We are no longer “best kept secrets,” and for the most part that has been a good thing.  President Obama has been shining a light on community colleges for his entire tenure, including holding the first Community College White House Summit and talking about community colleges in every State of the Union Address. Ten years ago, that would have been unthinkable. There is now a growing recognition that nearly half of the undergraduates in the US are at community colleges and our role as significant economic drivers has risen to the forefront. 

With all of this attention come new challenges. Our energy on campus is being pulled in different directions, often responding to government mandates and ever-changing external demands for curricular changes, accountability and transparency. Trustees are angry as they see their traditional local control eroding and faculty are stressed as they face concerns about governance. We have strategic plans, but we have to work very hard to stay focused on our goals as we juggle priorities that are not our own. 

Change is hard, and rapid change is a significant stress on campus culture. Still, we need to be realistic and accept that we are not going to return to the time when community colleges flew under the radar. Community college leaders need to understand, accept and guide their campuses with a steady hand toward a new reality over which we have less control than we would like. That's what keeps community college presidents up at night.


Hiding in Plain Sight: The Real Disrupters of Higher Education

Roger J. Ward
Vice President for Academic Affairs & Vice Dean, Graduate School
University of Maryland, Baltimore

 

Much has been written and debated lately about the forces that are “disrupting higher education.” Most of that debate, however, has centered on innovations in technology that, if you buy the argument, will revolutionize our approach to educating students.  The potential impact of changes in technology on the way academic programs are designed and delivered is undeniable, and leaders in the academy would be foolish to ignore and dismiss these changes as a passing fad. I contend, however, that there is an even more potent disruptive force hiding in plain sight that academic leaders at all types of institutions need to fully appreciate: the “post-traditional learner.”

In January 2013, the American Council on Education (ACE) published what I consider a must-read for leaders in the academy—Post-traditional Learners and the Transformation of Postsecondary Education: A Manifesto for College Leaders. A post-traditional student is a working adult (25 – 64 years) who demands a postsecondary educational model that is responsive to his/her professional and personal realities.  These students already constitute 85% of the total student population as opposed to the 15% of traditional students (18 – 22 years). In other words, the student population around which our business models, academic programs, policies, and strategies have been designed for centuries has been declining and continues to decline; that too is undeniable.

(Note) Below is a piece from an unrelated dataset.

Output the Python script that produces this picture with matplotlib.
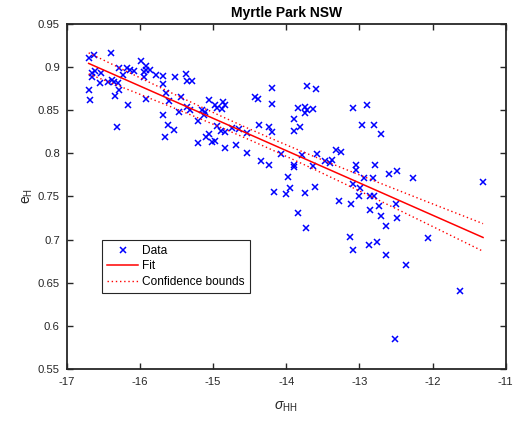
import numpy as np
import matplotlib
matplotlib.use("Agg")
import matplotlib.pyplot as plt
from matplotlib.ticker import FuncFormatter

# Backscatter (sigma_HH, dB) vs emissivity e_H at Myrtle Park NSW
sigma_hh = [
    -16.69, -16.63, -16.40, -16.70, -16.68, -16.65, -16.62, -16.66, -16.53, -16.54,
    -16.43, -16.38, -16.35, -16.30, -16.29, -16.23, -16.28, -16.34, -16.16, -16.31,
    -16.18, -16.14, -16.08,
    -15.99, -15.91, -15.92, -15.86, -15.95, -15.94, -15.78, -15.68, -15.68, -15.64,
    -15.60, -15.52, -15.37, -15.35, -15.29, -15.92, -15.68, -15.61, -15.53, -15.66,
    -15.44, -15.46, -15.36, -15.32, -15.21, -15.20,
    -15.15, -15.13, -15.11, -15.05, -14.97, -14.95, -14.86, -14.84, -14.88, -15.06,
    -15.10, -15.02, -14.97,
    -14.94, -14.89, -14.84, -14.74, -14.64, -14.53, -14.83, -14.68, -14.53,
    -14.43, -14.38, -14.20, -14.20, -14.37, -14.23, -14.20, -14.35, -14.24, -14.07,
    -14.17, -14.00, -13.95,
    -13.72, -13.59, -13.84, -13.74, -13.72, -13.63, -13.75, -13.90, -13.89, -13.81,
    -13.90, -13.89, -13.79, -13.58, -13.63, -13.97, -13.75, -13.60, -13.84, -13.73,
    -13.47, -13.38, -13.40, -13.32, -13.25, -13.09, -13.04, -13.04, -12.96, -13.28,
    -13.12, -13.09, -12.99, -13.00, -13.13, -13.09,
    -12.89, -12.80, -12.71, -12.78, -12.60, -12.49, -12.94, -12.82, -12.86, -12.80,
    -12.73, -12.50, -12.86, -12.71, -12.48, -12.64, -12.87, -12.76, -12.63, -12.52,
    -12.27, -12.36, -12.06, -11.63, -11.31,
]
e_h = [
    0.910, 0.914, 0.916, 0.873, 0.862, 0.893, 0.895, 0.889, 0.893, 0.882,
    0.883, 0.885, 0.883, 0.882, 0.899, 0.891, 0.873, 0.866, 0.856, 0.831,
    0.899, 0.897, 0.895,
    0.907, 0.901, 0.897, 0.897, 0.894, 0.888, 0.891, 0.890, 0.880, 0.870,
    0.861, 0.889, 0.892, 0.884, 0.884, 0.863, 0.845, 0.833, 0.827, 0.819,
    0.865, 0.848, 0.854, 0.850, 0.838, 0.812,
    0.850, 0.844, 0.848, 0.862, 0.856, 0.853, 0.859, 0.856, 0.851, 0.822,
    0.819, 0.813, 0.814,
    0.832, 0.826, 0.825, 0.829, 0.828, 0.824, 0.806, 0.810, 0.800,
    0.865, 0.863, 0.876, 0.857, 0.833, 0.830, 0.825, 0.791, 0.787, 0.799,
    0.755, 0.753, 0.760,
    0.878, 0.875, 0.853, 0.854, 0.850, 0.851, 0.847, 0.840, 0.826, 0.831,
    0.787, 0.784, 0.798, 0.799, 0.785, 0.773, 0.754, 0.761, 0.731, 0.713,
    0.791, 0.792, 0.789, 0.804, 0.802, 0.853, 0.787, 0.781, 0.833, 0.745,
    0.741, 0.764, 0.760, 0.751, 0.703, 0.688,
    0.856, 0.833, 0.822, 0.787, 0.776, 0.779, 0.772, 0.772, 0.751, 0.751,
    0.739, 0.741, 0.734, 0.727, 0.725, 0.716, 0.694, 0.697, 0.682, 0.585,
    0.771, 0.671, 0.702, 0.640, 0.767,
]

x_ticks = [-17, -16, -15, -14, -13, -12, -11]
y_ticks = [0.55, 0.6, 0.65, 0.7, 0.75, 0.8, 0.85, 0.9, 0.95]

x = np.asarray(sigma_hh)
y = np.asarray(e_h)

# Least-squares line with 95% confidence bounds on the fitted mean
n = x.size
slope, intercept = np.polyfit(x, y, 1)
resid = y - (slope * x + intercept)
s = np.sqrt(np.sum(resid ** 2) / (n - 2))
sxx = np.sum((x - x.mean()) ** 2)
t_crit = 1.976
xf = np.linspace(x.min(), x.max(), 200)
yf = slope * xf + intercept
half = t_crit * s * np.sqrt(1.0 / n + (xf - x.mean()) ** 2 / sxx)

plt.rcParams["font.family"] = ["Liberation Sans", "DejaVu Sans"]
plt.rcParams["mathtext.fontset"] = "custom"
plt.rcParams["mathtext.rm"] = "Liberation Sans"
plt.rcParams["mathtext.it"] = "Liberation Sans:italic"
plt.rcParams["axes.unicode_minus"] = False

axis_col = (0.15, 0.15, 0.15)
fs = 8.1

fig = plt.figure(figsize=(5.18, 4.23), dpi=100)
ax = fig.add_axes([0.1288, 0.1277, 0.8475, 0.8156])

ax.plot(x, y, linestyle="none", marker="x", color=(0, 0, 1),
        markersize=4.6, markeredgewidth=1.1, label="Data")
ax.plot(xf, yf, color=(1, 0, 0), linewidth=1.1, label="Fit")
ax.plot(xf, yf + half, color=(1, 0, 0), linewidth=1.0,
        linestyle=(0, (1, 2)), label="Confidence bounds")
ax.plot(xf, yf - half, color=(1, 0, 0), linewidth=1.0,
        linestyle=(0, (1, 2)))

ax.set_xlim(-17, -11)
ax.set_ylim(0.55, 0.95)
ax.set_xticks(x_ticks)
ax.set_yticks(y_ticks)
ax.yaxis.set_major_formatter(FuncFormatter(lambda v, p: f"{v:g}"))
ax.xaxis.set_major_formatter(FuncFormatter(lambda v, p: f"{v:g}"))

ax.tick_params(direction="in", length=4, width=1.0, colors=axis_col,
               labelsize=fs, top=True, right=True)
ax.tick_params(axis="x", pad=6)
ax.tick_params(axis="y", pad=5)
for sp in ax.spines.values():
    sp.set_linewidth(1.3)
    sp.set_color(axis_col)

ax.set_title("Myrtle Park NSW", fontsize=10, fontweight="bold", pad=5)
ax.set_xlabel(r"$\sigma_{\mathrm{HH}}$", fontsize=10, color=axis_col, labelpad=9)
ax.set_ylabel(r"$\mathrm{e}_{\mathrm{H}}$", fontsize=10, color=axis_col, labelpad=2)

leg = ax.legend(loc="lower left", bbox_to_anchor=(0.081, 0.221),
                borderaxespad=0, fancybox=False, fontsize=8.6,
                handlelength=2.6, handletextpad=0.35, labelspacing=0.3,
                borderpad=0.4, framealpha=1)
leg.get_frame().set_edgecolor(axis_col)
leg.get_frame().set_linewidth(0.8)

fig.savefig("out.png", dpi=100)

Leaders engaged in institutional strategy setting for the future cannot continue to ignore the impact and influence of the post-traditional learner on the higher education landscape. Further, to meet the needs of these students institutional leaders on both the administrative/operational and academic sides need to transcend the strategy-setting silos, and bring the faculty “encamped just north of Armageddon” (to borrow a phrase from Zemsky) back into the fold to lead the effort in evolving the postsecondary model. An institutional leadership model, where one set of leaders influence budget, personnel, and strategy while yet another set of leaders influence academic programs, teaching, and research will be, in my opinion, far less impactful than an integrated approach to designing a higher education model that satisfies the demands of the different types of students in the postsecondary marketplace.